Jan 30 (Reuters) - Exxon Mobil Corp, the world's largest publicly traded oil company by market value, posted lower-than-expected quarterly profit on Thursday as it failed to offset declining production but spent heavily to find fresh reserves.
The problem of declining production at legacy oil and natural gas wells has become endemic for multinational energy groups, which have tried to offset the trend by launching massive and risky exploration projects.
Exxon's oil and natural gas production dropped 1.8 percent in the fourth quarter from year-ago levels, with natural gas production falling around the world and oil output slipping in half the regions where the company operates.

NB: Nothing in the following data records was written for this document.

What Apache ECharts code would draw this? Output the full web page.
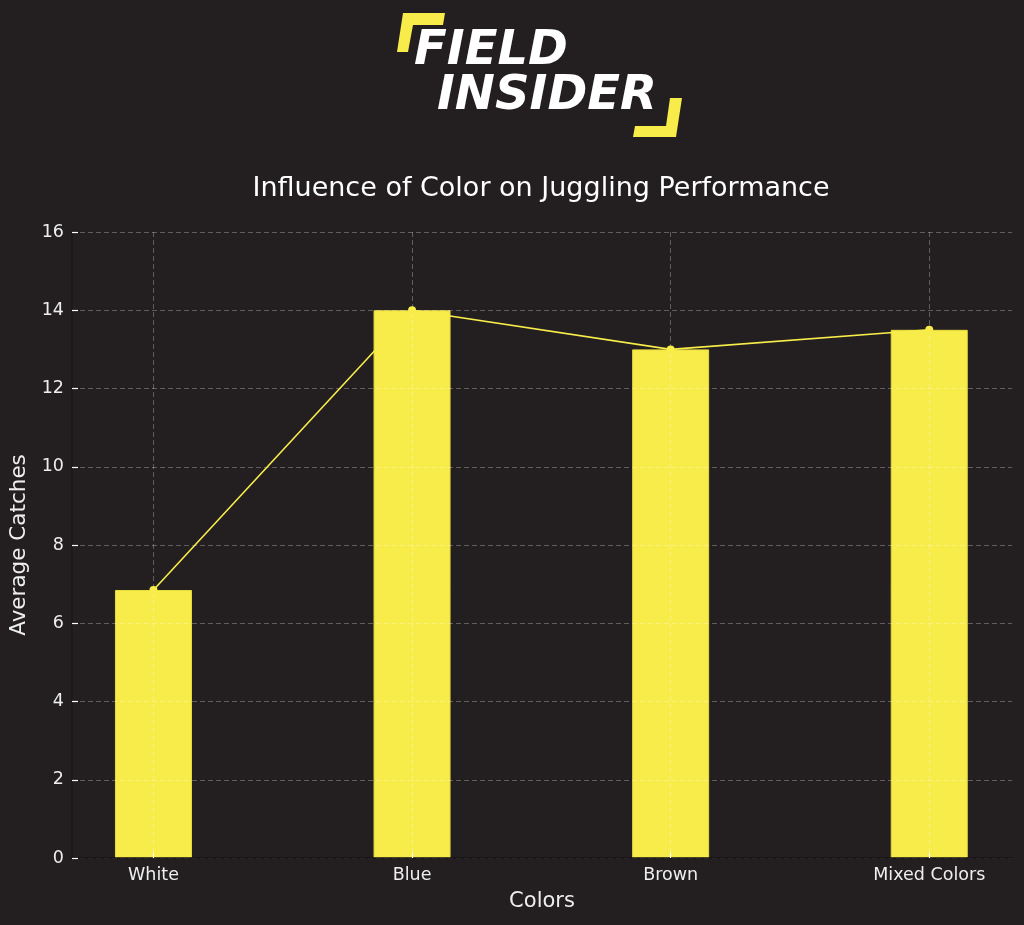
<!DOCTYPE html>
<html>
<head>
<meta charset="utf-8">
<title>Influence of Color on Juggling Performance</title>
<script src="https://cdn.jsdelivr.net/npm/echarts@6/dist/echarts.min.js"></script>
<style>
  html, body { margin: 0; padding: 0; background: #231f20; }
  #chart { width: 1024px; height: 925px; }
</style>
</head>
<body>
<div id="chart"></div>
<script>
// data
const colorNames = ['White', 'Blue', 'Brown', 'Mixed Colors'];
const avgCatches = [6.85, 14, 13, 13.5];
const yTicks = [0, 2, 4, 6, 8, 10, 12, 14, 16];

const YELLOW = '#f7ec4a';
const TEXT = '#eeeeee';

const chart = echarts.init(document.getElementById('chart'));

// bars sit on a value x axis so the category centres line up with the picture
const points = avgCatches.map((v, i) => [i, v]);
const tickPos = colorNames.map((_, i) => i);

const option = {
    backgroundColor: '#231f20',
    animation: false,
    textStyle: { fontFamily: 'DejaVu Sans' },
    title: {
        text: 'Influence of Color on Juggling Performance',
        left: 536,
        top: 170,
        textAlign: 'center',
        textStyle: { color: '#ffffff', fontSize: 27, fontWeight: 'normal', fontFamily: 'DejaVu Sans' },
    },
    grid: {
        left: 72, right: 12, top: 232, bottom: 67,
        containLabel: false,
        outerBoundsMode: 'none',
    },
    xAxis: {
        type: 'value',
        min: -0.315,
        max: 3.32,
        z: 3,
        name: 'Colors',
        nameLocation: 'middle',
        nameGap: 33,
        nameTextStyle: { color: TEXT, fontSize: 21 },
        axisLine: { show: true, onZero: false, lineStyle: { color: '#161314', width: 1.5 } },
        axisTick: {
            show: true, inside: true, length: 5,
            customValues: tickPos,
            lineStyle: { color: '#ffffff', width: 1.2 },
        },
        axisLabel: {
            color: TEXT, fontSize: 17.5, margin: 8,
            customValues: tickPos,
            formatter: (v) => colorNames[Math.round(v)] || '',
        },
        splitLine: {
            show: true,
            lineStyle: { color: 'rgba(255,255,255,0.28)', type: [5, 3], width: 1 },
        },
    },
    yAxis: {
        type: 'value',
        min: 0,
        max: 16,
        interval: 2,
        z: 3,
        name: 'Average Catches',
        nameLocation: 'middle',
        nameGap: 40,
        nameRotate: 90,
        nameTextStyle: { color: TEXT, fontSize: 21.5 },
        axisLine: { show: true, onZero: false, lineStyle: { color: '#1b1819', width: 1.5 } },
        axisTick: { show: true, inside: true, length: 6, lineStyle: { color: '#ffffff', width: 1.2 } },
        axisLabel: {
            color: TEXT, fontSize: 17.5, margin: 8,
            formatter: (v) => (yTicks.includes(v) ? String(v) : ''),
        },
        splitLine: {
            show: true,
            lineStyle: { color: 'rgba(255,255,255,0.28)', type: [5, 3], width: 1 },
        },
    },
    series: [
        {
            type: 'bar',
            data: points,
            barWidth: 77,
            z: 2,
            itemStyle: { color: YELLOW, borderColor: '#e8dc3c', borderWidth: 1 },
        },
        {
            type: 'line',
            data: points,
            z: 4,
            symbol: 'circle',
            symbolSize: 8,
            lineStyle: { color: YELLOW, width: 1.6 },
            itemStyle: { color: YELLOW },
        },
    ],
    graphic: [
        // logo: yellow corner brackets
        {
            type: 'polygon',
            shape: { points: [[403, 13], [445, 13], [443, 25], [413, 25], [408, 52], [397, 52]] },
            style: { fill: YELLOW },
        },
        {
            type: 'polygon',
            shape: { points: [[670, 98], [682, 98], [676, 137], [633, 137], [635, 126], [666, 126]] },
            style: { fill: YELLOW },
        },
        {
            type: 'text',
            left: 414,
            top: 28,
            style: {
                text: 'FIELD',
                fill: '#ffffff',
                font: 'italic bold 48px "DejaVu Sans"',
            },
        },
        {
            type: 'text',
            left: 437,
            top: 73,
            style: {
                text: 'INSIDER',
                fill: '#ffffff',
                font: 'italic bold 48px "DejaVu Sans"',
            },
        },
    ],
};

chart.setOption(option);
</script>
</body>
</html>
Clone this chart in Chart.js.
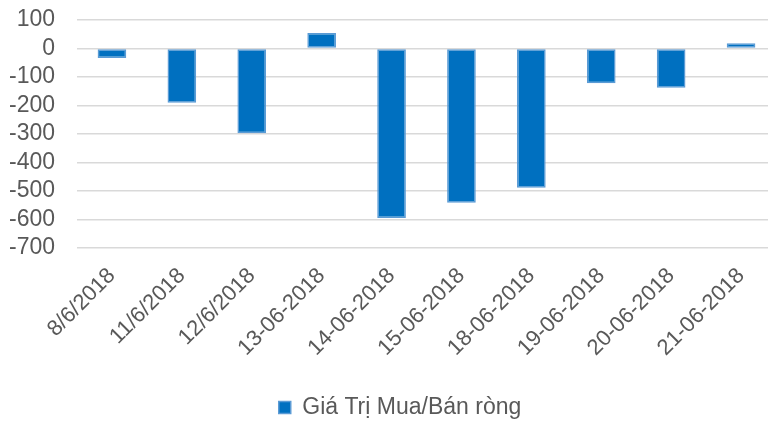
<!DOCTYPE html>
<html>
<head>
<meta charset="utf-8">
<script src="https://cdn.jsdelivr.net/npm/chart.js@4"></script>
<style>
  html, body { margin: 0; padding: 0; background: #fff; overflow: hidden; }
  #wrap { width: 768px; height: 422px; overflow: hidden; }
</style>
</head>
<body>
<div id="wrap"><canvas id="myChart" width="776" height="422"></canvas></div>
<script>
const days = [
  "8/6/2018", "11/6/2018", "12/6/2018", "13-06-2018", "14-06-2018",
  "15-06-2018", "18-06-2018", "19-06-2018", "20-06-2018", "21-06-2018"
];
const netValues = [-33, -190, -297, 54, -595, -541, -489, -122, -138, 18];
const seriesName = "Giá Trị Mua/Bán ròng";
const yMin = -700;
const yMax = 100;
const yStep = 100;

Chart.defaults.font.family = '"Liberation Sans", Arial, sans-serif';
Chart.defaults.color = "#595959";

// nudge the legend a bit right and down, like in the excel picture
const legendShift = {
  id: "legendShift",
  afterLayout(chart) {
    if (chart.legend) {
      chart.legend.left += 12;
      chart.legend.right += 12;
      chart.legend.top += 7;
      chart.legend.bottom += 7;
    }
  },
};

const ctx = document.getElementById("myChart");
const myChart = new Chart(ctx, {
  type: "bar",
  data: {
    labels: days,
    datasets: [
      {
        label: seriesName,
        data: netValues,
        backgroundColor: "#0070c0",
        borderColor: "#5b9bd5",
        borderWidth: 1.5,
        borderSkipped: false,
        barPercentage: 0.41,
        categoryPercentage: 1,
      },
    ],
  },
  options: {
    responsive: false,
    animation: false,
    layout: {
      padding: { left: 0, right: 0, top: 20, bottom: 0 },
    },
    plugins: {
      legend: {
        position: "bottom",
        labels: {
          boxWidth: 12,
          boxHeight: 12,
          padding: 0,
          font: { size: 23 },
          color: "#595959",
        },
      },
      tooltip: { enabled: false },
    },
    scales: {
      x: {
        grid: { display: false, drawTicks: false },
        border: { display: false },
        ticks: {
          autoSkip: false,
          minRotation: 45,
          maxRotation: 45,
          padding: 15,
          font: { size: 22 },
          color: "#595959",
        },
        afterFit: function (axis) {
          axis.height = 141;
        },
      },
      y: {
        min: yMin,
        max: yMax,
        grid: {
          color: "#d9d9d9",
          lineWidth: 1.5,
          drawTicks: true,
          tickLength: 22,
          tickColor: "rgba(0,0,0,0)",
        },
        border: { display: false },
        ticks: {
          autoSkip: false,
          stepSize: yStep,
          padding: 0,
          font: { size: 23 },
          color: "#595959",
        },
        afterFit: function (axis) {
          axis.width = 77;
        },
      },
    },
  },
  plugins: [legendShift],
});
</script>
</body>
</html>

The results reflected a "mediocre quarter" for Exxon, especially in international production, Edward Jones analyst Brian Youngberg said.
"They've lost momentum already, reverting back to declining production and stagnant earnings," Youngberg said.
Exxon rival Royal Dutch Shell Plc said on Thursday the fourth quarter was its least profitable in five years as its own production slipped.
To assuage Wall Street, Chief Executive Officer Rex Tillerson promised in a statement that the company will ramp up exploration projects over the next two years to find newer reserves.
Exxon spent $42.5 billion in 2013 on exploration and other capital projects, a staggering sum that led Tillerson to admit last year: "I never would have dreamed we'd be spending at this level."